Exercise requirements:
Everything from the line containing "Write the TikZ code for this diagram." down to the line containing "(root) at (1200,543)" is to be returned exactly; include both boundary lines and leave out all others.

Material supplied:

□ □ □ □ □ □ □

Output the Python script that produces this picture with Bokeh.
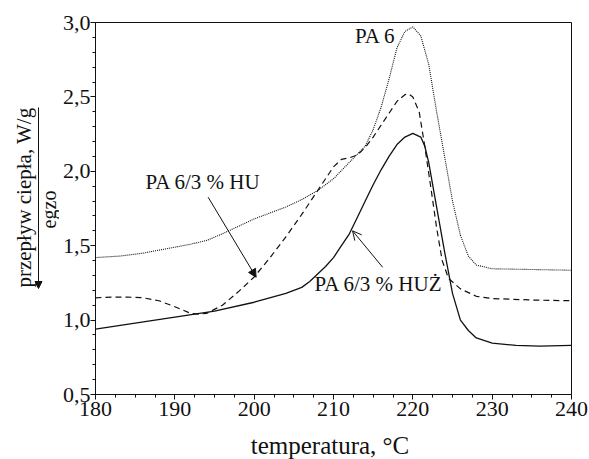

□ □ □ □ □ □ □

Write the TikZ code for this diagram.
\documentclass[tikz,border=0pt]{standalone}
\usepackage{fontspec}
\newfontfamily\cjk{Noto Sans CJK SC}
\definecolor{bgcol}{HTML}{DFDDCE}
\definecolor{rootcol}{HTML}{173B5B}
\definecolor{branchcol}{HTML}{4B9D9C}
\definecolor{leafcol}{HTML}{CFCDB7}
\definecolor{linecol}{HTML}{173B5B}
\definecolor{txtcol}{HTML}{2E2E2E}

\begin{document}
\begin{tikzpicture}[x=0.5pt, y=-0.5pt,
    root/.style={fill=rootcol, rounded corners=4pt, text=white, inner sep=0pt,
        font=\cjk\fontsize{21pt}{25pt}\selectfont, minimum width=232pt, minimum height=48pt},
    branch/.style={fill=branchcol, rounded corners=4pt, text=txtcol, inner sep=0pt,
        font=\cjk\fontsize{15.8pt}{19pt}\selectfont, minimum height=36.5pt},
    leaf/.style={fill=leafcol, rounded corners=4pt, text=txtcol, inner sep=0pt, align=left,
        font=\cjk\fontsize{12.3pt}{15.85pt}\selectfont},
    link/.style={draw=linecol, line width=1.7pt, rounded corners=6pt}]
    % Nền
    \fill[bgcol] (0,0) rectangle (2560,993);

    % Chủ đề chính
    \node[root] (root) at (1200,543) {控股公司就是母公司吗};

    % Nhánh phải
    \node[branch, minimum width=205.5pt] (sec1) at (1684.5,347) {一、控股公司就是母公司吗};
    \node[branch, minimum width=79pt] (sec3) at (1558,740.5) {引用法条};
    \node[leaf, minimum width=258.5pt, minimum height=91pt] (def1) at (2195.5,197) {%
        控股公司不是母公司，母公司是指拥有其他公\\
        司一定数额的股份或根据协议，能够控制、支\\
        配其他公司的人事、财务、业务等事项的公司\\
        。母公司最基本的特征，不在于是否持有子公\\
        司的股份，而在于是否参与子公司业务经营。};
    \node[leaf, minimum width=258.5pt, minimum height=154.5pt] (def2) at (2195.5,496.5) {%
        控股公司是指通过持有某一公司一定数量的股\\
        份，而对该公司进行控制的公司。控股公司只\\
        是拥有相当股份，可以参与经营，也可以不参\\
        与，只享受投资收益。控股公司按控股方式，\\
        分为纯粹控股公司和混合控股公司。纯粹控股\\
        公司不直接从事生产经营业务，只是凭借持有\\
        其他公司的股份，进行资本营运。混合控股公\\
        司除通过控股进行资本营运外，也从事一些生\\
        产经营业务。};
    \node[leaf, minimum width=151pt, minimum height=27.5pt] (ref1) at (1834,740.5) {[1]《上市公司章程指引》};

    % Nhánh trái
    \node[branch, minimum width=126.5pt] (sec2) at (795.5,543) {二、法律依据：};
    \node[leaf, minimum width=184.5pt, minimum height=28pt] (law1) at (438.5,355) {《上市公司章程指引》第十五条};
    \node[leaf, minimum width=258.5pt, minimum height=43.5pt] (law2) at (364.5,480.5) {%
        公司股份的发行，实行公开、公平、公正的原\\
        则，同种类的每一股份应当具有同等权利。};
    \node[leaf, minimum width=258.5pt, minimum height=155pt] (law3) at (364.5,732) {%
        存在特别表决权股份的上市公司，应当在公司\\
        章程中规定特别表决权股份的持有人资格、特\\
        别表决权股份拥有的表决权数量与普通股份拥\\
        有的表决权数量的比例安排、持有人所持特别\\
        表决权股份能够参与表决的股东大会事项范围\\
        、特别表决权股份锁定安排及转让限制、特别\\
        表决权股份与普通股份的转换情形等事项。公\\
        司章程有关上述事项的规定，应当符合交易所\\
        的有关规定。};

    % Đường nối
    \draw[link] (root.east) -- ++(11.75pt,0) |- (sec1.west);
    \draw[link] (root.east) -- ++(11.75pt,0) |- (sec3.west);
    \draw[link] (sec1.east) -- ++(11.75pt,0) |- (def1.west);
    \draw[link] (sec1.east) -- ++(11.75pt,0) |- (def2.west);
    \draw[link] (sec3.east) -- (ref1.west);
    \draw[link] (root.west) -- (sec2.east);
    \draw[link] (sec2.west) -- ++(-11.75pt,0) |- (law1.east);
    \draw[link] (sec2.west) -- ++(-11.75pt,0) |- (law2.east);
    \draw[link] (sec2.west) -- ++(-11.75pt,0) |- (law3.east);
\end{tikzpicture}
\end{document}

□ □ □ □ □ □ □

Final answer:
Write the TikZ code for this diagram.
\documentclass[tikz,border=0pt]{standalone}
\usepackage{fontspec}
\newfontfamily\cjk{Noto Sans CJK SC}
\definecolor{bgcol}{HTML}{DFDDCE}
\definecolor{rootcol}{HTML}{173B5B}
\definecolor{branchcol}{HTML}{4B9D9C}
\definecolor{leafcol}{HTML}{CFCDB7}
\definecolor{linecol}{HTML}{173B5B}
\definecolor{txtcol}{HTML}{2E2E2E}

\begin{document}
\begin{tikzpicture}[x=0.5pt, y=-0.5pt,
    root/.style={fill=rootcol, rounded corners=4pt, text=white, inner sep=0pt,
        font=\cjk\fontsize{21pt}{25pt}\selectfont, minimum width=232pt, minimum height=48pt},
    branch/.style={fill=branchcol, rounded corners=4pt, text=txtcol, inner sep=0pt,
        font=\cjk\fontsize{15.8pt}{19pt}\selectfont, minimum height=36.5pt},
    leaf/.style={fill=leafcol, rounded corners=4pt, text=txtcol, inner sep=0pt, align=left,
        font=\cjk\fontsize{12.3pt}{15.85pt}\selectfont},
    link/.style={draw=linecol, line width=1.7pt, rounded corners=6pt}]
    % Nền
    \fill[bgcol] (0,0) rectangle (2560,993);

    % Chủ đề chính
    \node[root] (root) at (1200,543) {控股公司就是母公司吗};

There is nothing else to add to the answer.